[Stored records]
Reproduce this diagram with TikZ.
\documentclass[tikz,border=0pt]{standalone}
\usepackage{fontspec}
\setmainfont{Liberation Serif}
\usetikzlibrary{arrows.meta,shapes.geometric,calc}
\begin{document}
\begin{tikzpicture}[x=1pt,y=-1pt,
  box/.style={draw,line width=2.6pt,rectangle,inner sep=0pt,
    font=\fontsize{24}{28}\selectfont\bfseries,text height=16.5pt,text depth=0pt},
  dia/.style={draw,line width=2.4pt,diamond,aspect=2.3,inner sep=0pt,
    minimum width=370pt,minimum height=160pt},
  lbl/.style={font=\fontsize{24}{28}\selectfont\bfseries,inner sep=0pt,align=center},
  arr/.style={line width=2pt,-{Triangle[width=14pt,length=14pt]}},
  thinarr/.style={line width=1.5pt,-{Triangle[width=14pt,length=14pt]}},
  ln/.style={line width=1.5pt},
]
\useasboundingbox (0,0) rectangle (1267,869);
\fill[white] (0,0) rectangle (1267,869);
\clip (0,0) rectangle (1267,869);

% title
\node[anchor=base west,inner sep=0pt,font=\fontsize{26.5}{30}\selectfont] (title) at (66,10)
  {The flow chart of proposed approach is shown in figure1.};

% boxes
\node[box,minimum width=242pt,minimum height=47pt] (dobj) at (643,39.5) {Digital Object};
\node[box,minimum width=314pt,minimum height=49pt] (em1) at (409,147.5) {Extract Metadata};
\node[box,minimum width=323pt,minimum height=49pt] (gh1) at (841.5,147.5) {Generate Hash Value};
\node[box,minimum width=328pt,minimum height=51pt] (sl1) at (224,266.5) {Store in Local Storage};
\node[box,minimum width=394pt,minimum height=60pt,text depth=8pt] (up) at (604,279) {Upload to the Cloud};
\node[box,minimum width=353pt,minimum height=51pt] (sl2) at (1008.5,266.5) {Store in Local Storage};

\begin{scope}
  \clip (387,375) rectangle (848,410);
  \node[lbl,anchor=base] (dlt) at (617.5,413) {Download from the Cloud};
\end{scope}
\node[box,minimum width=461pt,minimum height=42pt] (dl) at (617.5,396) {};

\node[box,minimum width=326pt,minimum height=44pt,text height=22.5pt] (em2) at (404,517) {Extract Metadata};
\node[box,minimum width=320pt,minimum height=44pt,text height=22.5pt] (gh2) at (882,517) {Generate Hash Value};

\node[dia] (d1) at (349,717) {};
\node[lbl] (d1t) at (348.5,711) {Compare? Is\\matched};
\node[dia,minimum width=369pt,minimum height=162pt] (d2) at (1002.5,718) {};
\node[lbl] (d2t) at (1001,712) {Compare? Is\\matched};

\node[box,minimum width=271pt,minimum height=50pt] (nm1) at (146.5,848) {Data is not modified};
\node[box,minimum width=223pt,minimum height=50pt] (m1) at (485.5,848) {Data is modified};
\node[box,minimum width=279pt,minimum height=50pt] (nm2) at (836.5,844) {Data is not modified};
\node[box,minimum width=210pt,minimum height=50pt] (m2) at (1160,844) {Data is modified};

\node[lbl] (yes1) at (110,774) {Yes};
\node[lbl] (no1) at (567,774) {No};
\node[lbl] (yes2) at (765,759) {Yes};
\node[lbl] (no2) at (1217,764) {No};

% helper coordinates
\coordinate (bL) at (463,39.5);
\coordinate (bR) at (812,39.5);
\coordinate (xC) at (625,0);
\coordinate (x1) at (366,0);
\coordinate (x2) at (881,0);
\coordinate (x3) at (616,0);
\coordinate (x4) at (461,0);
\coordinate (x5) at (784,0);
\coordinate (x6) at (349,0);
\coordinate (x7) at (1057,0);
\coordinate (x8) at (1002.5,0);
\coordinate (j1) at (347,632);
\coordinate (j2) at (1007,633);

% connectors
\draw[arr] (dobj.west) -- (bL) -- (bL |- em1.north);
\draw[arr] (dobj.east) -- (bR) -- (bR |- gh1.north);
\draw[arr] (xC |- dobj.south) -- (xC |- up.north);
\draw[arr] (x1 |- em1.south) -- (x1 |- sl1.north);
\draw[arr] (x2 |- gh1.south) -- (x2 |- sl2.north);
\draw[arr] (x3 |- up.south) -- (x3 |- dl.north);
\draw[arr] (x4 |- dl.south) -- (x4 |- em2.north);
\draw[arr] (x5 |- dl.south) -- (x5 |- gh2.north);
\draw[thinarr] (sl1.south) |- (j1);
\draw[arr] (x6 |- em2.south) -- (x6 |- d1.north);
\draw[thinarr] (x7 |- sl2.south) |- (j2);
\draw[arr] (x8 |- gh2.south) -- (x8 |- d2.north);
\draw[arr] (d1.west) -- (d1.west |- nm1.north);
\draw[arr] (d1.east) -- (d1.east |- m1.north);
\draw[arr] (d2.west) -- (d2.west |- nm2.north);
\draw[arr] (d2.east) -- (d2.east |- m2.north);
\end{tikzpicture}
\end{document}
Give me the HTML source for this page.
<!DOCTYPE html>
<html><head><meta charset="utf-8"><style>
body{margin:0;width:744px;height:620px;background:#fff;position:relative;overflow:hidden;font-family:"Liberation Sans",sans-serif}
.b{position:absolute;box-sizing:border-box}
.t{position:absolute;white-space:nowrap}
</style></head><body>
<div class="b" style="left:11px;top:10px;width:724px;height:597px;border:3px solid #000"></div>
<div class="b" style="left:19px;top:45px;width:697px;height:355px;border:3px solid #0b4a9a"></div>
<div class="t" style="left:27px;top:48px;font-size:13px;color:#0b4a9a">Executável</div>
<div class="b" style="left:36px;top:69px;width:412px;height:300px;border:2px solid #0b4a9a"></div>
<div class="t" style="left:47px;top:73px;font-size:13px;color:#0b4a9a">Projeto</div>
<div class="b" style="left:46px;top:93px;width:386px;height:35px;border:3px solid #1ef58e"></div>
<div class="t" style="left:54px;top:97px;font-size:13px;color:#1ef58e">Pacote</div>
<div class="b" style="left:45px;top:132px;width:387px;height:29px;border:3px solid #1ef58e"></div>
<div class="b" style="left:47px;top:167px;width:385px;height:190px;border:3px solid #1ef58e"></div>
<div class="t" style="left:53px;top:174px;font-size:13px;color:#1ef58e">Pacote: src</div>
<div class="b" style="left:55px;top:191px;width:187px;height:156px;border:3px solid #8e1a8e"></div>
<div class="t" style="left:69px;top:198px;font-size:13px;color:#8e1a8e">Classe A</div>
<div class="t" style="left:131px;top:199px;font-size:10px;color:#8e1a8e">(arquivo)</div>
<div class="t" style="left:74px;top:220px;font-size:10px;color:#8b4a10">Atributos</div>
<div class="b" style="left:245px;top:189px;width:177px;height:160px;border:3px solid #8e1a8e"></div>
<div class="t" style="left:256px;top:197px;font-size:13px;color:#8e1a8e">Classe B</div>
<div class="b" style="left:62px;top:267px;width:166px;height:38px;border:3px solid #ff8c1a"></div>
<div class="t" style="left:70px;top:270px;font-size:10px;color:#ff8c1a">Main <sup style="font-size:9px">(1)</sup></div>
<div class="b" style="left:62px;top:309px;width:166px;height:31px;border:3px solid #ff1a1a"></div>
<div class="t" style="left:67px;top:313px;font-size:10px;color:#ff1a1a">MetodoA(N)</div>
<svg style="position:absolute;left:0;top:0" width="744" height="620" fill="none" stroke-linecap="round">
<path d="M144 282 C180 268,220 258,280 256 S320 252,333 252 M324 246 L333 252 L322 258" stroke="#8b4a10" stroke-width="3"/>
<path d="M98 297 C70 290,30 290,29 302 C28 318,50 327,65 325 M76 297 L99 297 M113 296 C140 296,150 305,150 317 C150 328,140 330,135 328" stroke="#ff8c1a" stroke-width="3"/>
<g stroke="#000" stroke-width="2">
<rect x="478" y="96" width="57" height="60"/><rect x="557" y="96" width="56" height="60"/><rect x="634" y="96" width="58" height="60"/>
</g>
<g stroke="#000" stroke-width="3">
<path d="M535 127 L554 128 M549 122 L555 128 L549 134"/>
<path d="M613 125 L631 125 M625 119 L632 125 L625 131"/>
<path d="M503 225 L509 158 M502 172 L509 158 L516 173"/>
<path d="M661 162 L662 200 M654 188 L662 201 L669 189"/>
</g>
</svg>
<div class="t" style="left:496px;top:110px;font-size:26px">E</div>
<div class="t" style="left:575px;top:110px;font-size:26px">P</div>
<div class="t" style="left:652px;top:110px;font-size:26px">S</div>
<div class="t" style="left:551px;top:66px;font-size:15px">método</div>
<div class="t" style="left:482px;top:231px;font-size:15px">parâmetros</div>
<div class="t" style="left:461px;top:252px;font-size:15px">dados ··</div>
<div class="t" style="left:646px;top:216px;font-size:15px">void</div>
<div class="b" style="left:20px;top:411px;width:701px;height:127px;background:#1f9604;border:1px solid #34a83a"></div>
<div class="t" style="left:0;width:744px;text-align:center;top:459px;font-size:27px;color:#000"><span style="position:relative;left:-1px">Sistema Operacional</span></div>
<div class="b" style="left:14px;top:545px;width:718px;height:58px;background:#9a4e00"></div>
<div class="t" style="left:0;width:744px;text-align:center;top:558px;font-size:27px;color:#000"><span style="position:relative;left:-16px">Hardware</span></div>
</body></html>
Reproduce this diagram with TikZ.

= WRITTEN TASK =
Begin with the first line of the data above and, please, print each line exactly until you have printed the line containing "flow chart of"; print nothing else.

= SOLUTION TO THE PROBLEM =
Reproduce this diagram with TikZ.
\documentclass[tikz,border=0pt]{standalone}
\usepackage{fontspec}
\setmainfont{Liberation Serif}
\usetikzlibrary{arrows.meta,shapes.geometric,calc}
\begin{document}
\begin{tikzpicture}[x=1pt,y=-1pt,
  box/.style={draw,line width=2.6pt,rectangle,inner sep=0pt,
    font=\fontsize{24}{28}\selectfont\bfseries,text height=16.5pt,text depth=0pt},
  dia/.style={draw,line width=2.4pt,diamond,aspect=2.3,inner sep=0pt,
    minimum width=370pt,minimum height=160pt},
  lbl/.style={font=\fontsize{24}{28}\selectfont\bfseries,inner sep=0pt,align=center},
  arr/.style={line width=2pt,-{Triangle[width=14pt,length=14pt]}},
  thinarr/.style={line width=1.5pt,-{Triangle[width=14pt,length=14pt]}},
  ln/.style={line width=1.5pt},
]
\useasboundingbox (0,0) rectangle (1267,869);
\fill[white] (0,0) rectangle (1267,869);
\clip (0,0) rectangle (1267,869);

% title
\node[anchor=base west,inner sep=0pt,font=\fontsize{26.5}{30}\selectfont] (title) at (66,10)
  {The flow chart of proposed approach is shown in figure1.};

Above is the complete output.